As I said previously, I was skeptical about the extremely thin shingles provided with this kit.  So I shingled just a little bit of roof, and then applied a very watery coat of acrylic paint to see what would happen.  I apply my shingles with two parallel lines of Quick Grab solvent based glue, one glue line along the top of the previous row of shingles, and the other glue line just below the marked pencil line.  I am pressing the shingles into the glue one-by-one, as they come loose in the bag and the roof isn't that big.  The very watery green coat dried quickly and I was pleased to find that there was very little warping in the shingles.  One shingle has curled slightly in the top row, likely because it was not protected from water ingress by a further row of shingles.  And I was reading on the Noel Thomas site that they like a small bit of curling in their shingles to add realism.  So I guess these shingles are safe to use. In reality I won't be using such a watery coat of paint, and then my colour will cover up the glue spots.

I've also been testing out paint colours.  There are three colours in this picture.  The leftmost is the FolkArt Brilliant Green, which I think is too bright.  The middle colour is Anita's Kelly Green, which is very similar and still too intense.  The colour on the right, on the front gable, is Anita's Leaf Green, which I think I will go with.  It's like a darker shade of the Dusty Green I am using on the shutters, so will go well.
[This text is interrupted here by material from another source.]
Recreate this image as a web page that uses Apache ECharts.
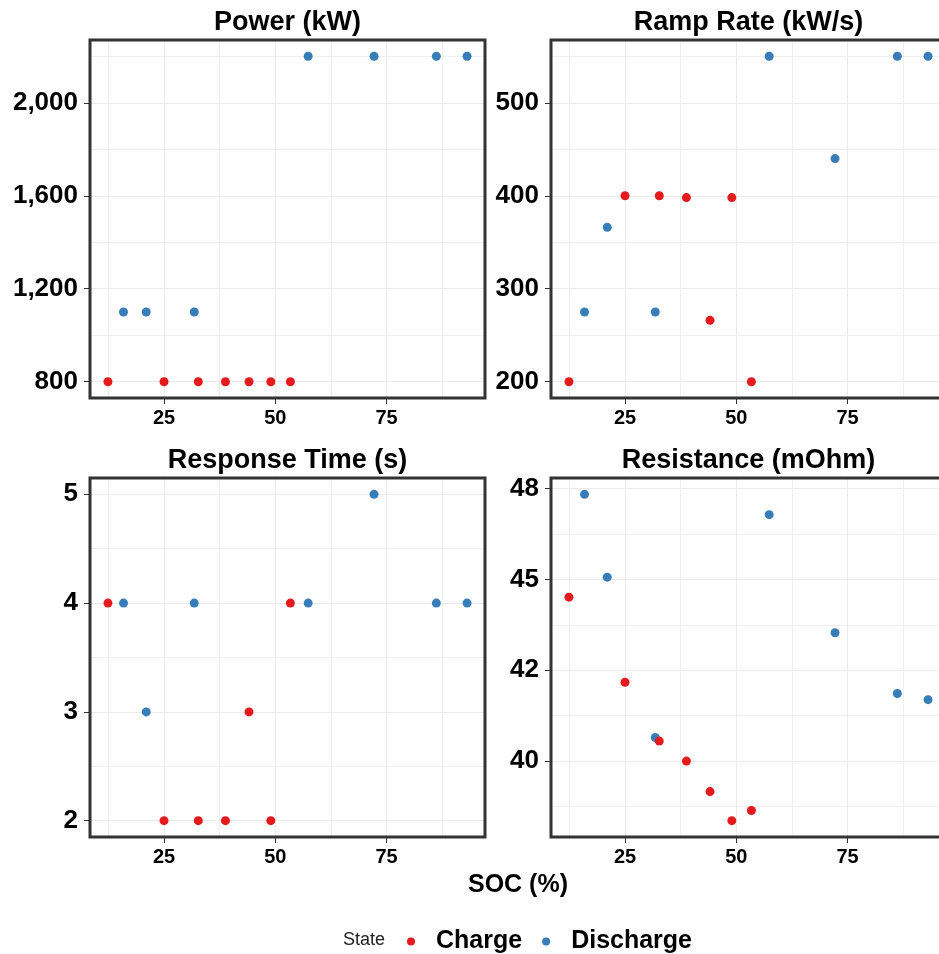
<!DOCTYPE html>
<html><head><meta charset="utf-8">
<script src="https://cdn.jsdelivr.net/npm/echarts@6/dist/echarts.min.js"></script>
<style>html,body{margin:0;padding:0;overflow:hidden;background:#fff}#c{width:960px;height:954px}</style>
</head><body><div id="c"></div>
<script>
// ---- data ----
const socCharge = [12.4, 25, 32.7, 38.8, 44.1, 49.0, 53.4];
const socDischarge = [15.9, 21.0, 31.8, 57.4, 72.2, 86.2, 93.1];
const powerCharge = [800, 800, 800, 800, 800, 800, 800];
const powerDischarge = [1100, 1100, 1100, 2200, 2200, 2200, 2200];
const rampCharge = [200, 400, 400, 398, 266, 398, 200];
const rampDischarge = [275, 366, 275, 550, 440, 550, 550];
const respCharge = [4, 2, 2, 2, 3, 2, 4];
const respDischarge = [4, 3, 4, 4, 5, 4, 4];
const resCharge = [44.51, 42.17, 40.55, 40.0, 39.16, 38.36, 38.64];
const resDischarge = [47.34, 45.06, 40.65, 46.78, 43.53, 41.86, 41.69];

const panelTitles = ['Power (kW)', 'Ramp Rate (kW/s)', 'Response Time (s)', 'Resistance (mOhm)'];
const xTicks = [25, 50, 75];
const xTickLabels = ['25', '50', '75'];
const xMinor = [12.5, 37.5, 62.5, 87.5];
const powerTicks = [800, 1200, 1600, 2000];
const powerTickLabels = ['800', '1,200', '1,600', '2,000'];
const powerMinor = [1000, 1400, 1800, 2200];
const rampTicks = [200, 300, 400, 500];
const rampTickLabels = ['200', '300', '400', '500'];
const rampMinor = [250, 350, 450, 550];
const respTicks = [2, 3, 4, 5];
const respTickLabels = ['2', '3', '4', '5'];
const respMinor = [2.5, 3.5, 4.5];
const resTicks = [40, 42.5, 45, 47.5];
const resTickLabels = ['40', '42', '45', '48'];
const resMinor = [38.75, 41.25, 43.75, 46.25];
const stateNames = ['Charge', 'Discharge'];
const xTitle = 'SOC (%)';
const legendTitle = 'State';

// ---- build ----
const FONT = '"Liberation Sans", Arial, sans-serif';
const COLORS = { Charge: '#E41A1C', Discharge: '#377EB8' };
function padRange(arrs) {
  const all = [].concat(...arrs);
  const lo = Math.min(...all), hi = Math.max(...all), d = (hi - lo) * 0.05;
  return [lo - d, hi + d];
}
const xr = padRange([socCharge, socDischarge]);
const panels = [
  { c: powerCharge, d: powerDischarge, t: powerTicks, l: powerTickLabels, m: powerMinor },
  { c: rampCharge, d: rampDischarge, t: rampTicks, l: rampTickLabels, m: rampMinor },
  { c: respCharge, d: respDischarge, t: respTicks, l: respTickLabels, m: respMinor },
  { c: resCharge, d: resDischarge, t: resTicks, l: resTickLabels, m: resMinor }
];
const boxes = [
  { left: 90, top: 40, width: 395, height: 358 },
  { left: 551, top: 40, width: 395, height: 358 },
  { left: 90, top: 478, width: 395, height: 359 },
  { left: 551, top: 478, width: 395, height: 359 }
];
function fmt(ticks, labels) {
  return v => { let k = 0, b = Infinity; ticks.forEach((t, i) => { const e = Math.abs(t - v); if (e < b) { b = e; k = i; } }); return labels[k]; };
}
const hiddenTick = vals => ({ show: false, customValues: vals, length: 0, lineStyle: { opacity: 0, width: 0 } });
const grid = [], xAxis = [], yAxis = [], series = [], graphic = [];
panels.forEach((p, i) => {
  const yr = padRange([p.c, p.d]);
  grid.push(Object.assign({ show: false, containLabel: false, outerBoundsMode: 'none' }, boxes[i]));
  xAxis.push({ gridIndex: i, type: 'value', min: xr[0], max: xr[1], position: 'bottom',
    axisLine: { show: false },
    axisTick: { show: true, customValues: xTicks, length: 6, lineStyle: { color: '#333', width: 1 } },
    axisLabel: { customValues: xTicks, formatter: fmt(xTicks, xTickLabels), margin: 10, fontSize: 20, fontWeight: 'bold', color: '#000', fontFamily: FONT },
    splitLine: { show: true, lineStyle: { color: '#EBEBEB', width: 1 } } });
  xAxis.push({ gridIndex: i, type: 'value', min: xr[0], max: xr[1], position: 'bottom',
    axisLine: { show: false }, axisTick: hiddenTick(xMinor), axisLabel: { show: false },
    splitLine: { show: true, lineStyle: { color: '#EFEFEF', width: 1 } } });
  yAxis.push({ gridIndex: i, type: 'value', min: yr[0], max: yr[1], position: 'left',
    axisLine: { show: false },
    axisTick: { show: true, customValues: p.t, length: 6, lineStyle: { color: '#333', width: 1 } },
    axisLabel: { customValues: p.t, formatter: fmt(p.t, p.l), margin: 12, fontSize: 26, fontWeight: 'bold', color: '#000', fontFamily: FONT },
    splitLine: { show: true, lineStyle: { color: '#EBEBEB', width: 1 } } });
  yAxis.push({ gridIndex: i, type: 'value', min: yr[0], max: yr[1], position: 'left',
    axisLine: { show: false }, axisTick: hiddenTick(p.m), axisLabel: { show: false },
    splitLine: { show: true, lineStyle: { color: '#EFEFEF', width: 1 } } });
  const xi = 2 * i, yi = 2 * i;
  series.push({ name: 'Discharge', type: 'scatter', xAxisIndex: xi, yAxisIndex: yi, symbol: 'circle', symbolSize: 9,
    itemStyle: { color: COLORS.Discharge, opacity: 1 }, data: socDischarge.map((x, k) => [x, p.d[k]]) });
  series.push({ name: 'Charge', type: 'scatter', xAxisIndex: xi, yAxisIndex: yi, symbol: 'circle', symbolSize: 9,
    itemStyle: { color: COLORS.Charge, opacity: 1 }, data: socCharge.map((x, k) => [x, p.c[k]]) });
  const b = boxes[i];
  // panel border drawn above grid lines
  graphic.push({ type: 'rect', z: 100, silent: true,
    shape: { x: b.left, y: b.top, width: b.width, height: b.height },
    style: { fill: 'none', stroke: '#333333', lineWidth: 3 } });
  graphic.push({ type: 'text', x: b.left + b.width / 2, y: b.top - 17,
    style: { text: panelTitles[i], font: 'bold 27px ' + FONT, fill: '#000', align: 'center', verticalAlign: 'middle', textAlign: 'center', textVerticalAlign: 'middle' } });
});
graphic.push({ type: 'text', x: 518, y: 885,
  style: { text: xTitle, font: 'bold 25px ' + FONT, fill: '#000', align: 'center', verticalAlign: 'middle', textAlign: 'center', textVerticalAlign: 'middle' } });
graphic.push({ type: 'text', x: 343, y: 940,
  style: { text: legendTitle, font: '18px ' + FONT, fill: '#222', align: 'left', verticalAlign: 'middle', textAlign: 'left', textVerticalAlign: 'middle' } });

const chart = echarts.init(document.getElementById('c'), null, { renderer: 'canvas' });
chart.setOption({
  animation: false,
  backgroundColor: '#fff',
  grid, xAxis, yAxis, series, graphic,
  legend: { data: stateNames, left: 402, top: 924, icon: 'circle', itemWidth: 8, itemHeight: 8, itemGap: 20,
    textStyle: { fontSize: 25, fontWeight: 'bold', color: '#000', fontFamily: FONT, padding: [0, 0, 0, 16] } },
  tooltip: { show: false }
});
</script></body></html>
Welcome to my new readers, and to anyone who has come here for the first time after reading about me in Judith's newsletter.  I apologise that construction is going to be a little slow this month due to school holidays etc.  It is very motivating to know you are all out there - it makes me do things because I want to have something to blog about.  But sometimes there just isn't the time.  I'm sure you all know about that.